共和党のロブ・ウィットマン下院議員は日本経済新聞の取材で「政権高官は中国が一定の条件を満たしてから訪中すべきだ」と話した。たとえば中国が国防対話の再開に合意しなければ訪中を取りやめるべきだと訴える。
「中国に行って(軍事当局間の)電話に出るようにお願いして断られているようでは中国のペースにはまる」と警鐘を鳴らした。中国が米国は弱腰だと受け取り、さらなる挑発行為を招くリスクがあるとの見方だ。

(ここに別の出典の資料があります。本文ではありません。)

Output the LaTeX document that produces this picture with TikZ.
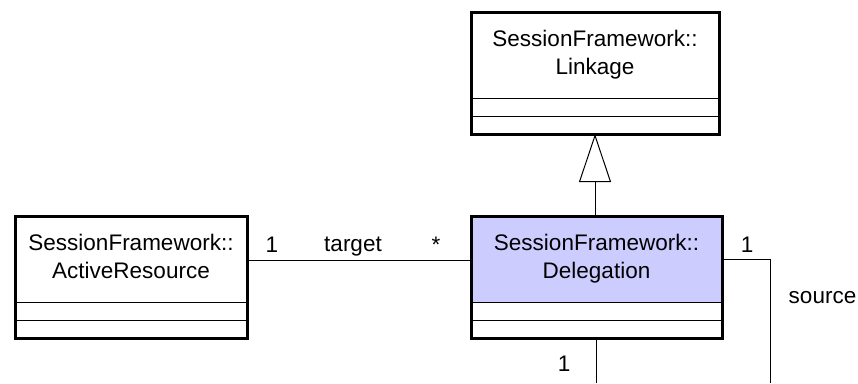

対中強硬策の焦点は、中国を対象とした半導体輸出規制の拡大や対外投資規制の導入だ。米商務省は2022年10月、人工知能(AI)向けの先端半導体の輸出を原則禁じた。この対象を広げる案が浮上している。
中国の国営新華社によると7月上旬の何立峰(ハァ・リーファン)副首相とイエレン氏の会談では、中国側は米国による対中制裁に懸念を示した。半導体分野を念頭に置いていたとみられる。
トランプ政権のホワイトハウスで中国担当を務めたイバン・カナパシー氏は、バイデン政権が8月までにAI向け半導体の輸出管理の強化などをしなければ中国との関与を優先していると判断できると分析する。
輸出管理の強化や投資規制の導入に動いても例外を設けたり、範囲を狭めたりして実質的なインパクトを小さくする可能性が残る。
共和党内には中国が台湾海峡や南シナ海で軍事的な緊張を高めて米国が対話を志向するよう促しているとの見方が目立つ。バイデン政権が中国に強硬な政策を続ければ対話を打ち切ると警告し、強硬策の延期や撤回を狙っているとみる向きがある。』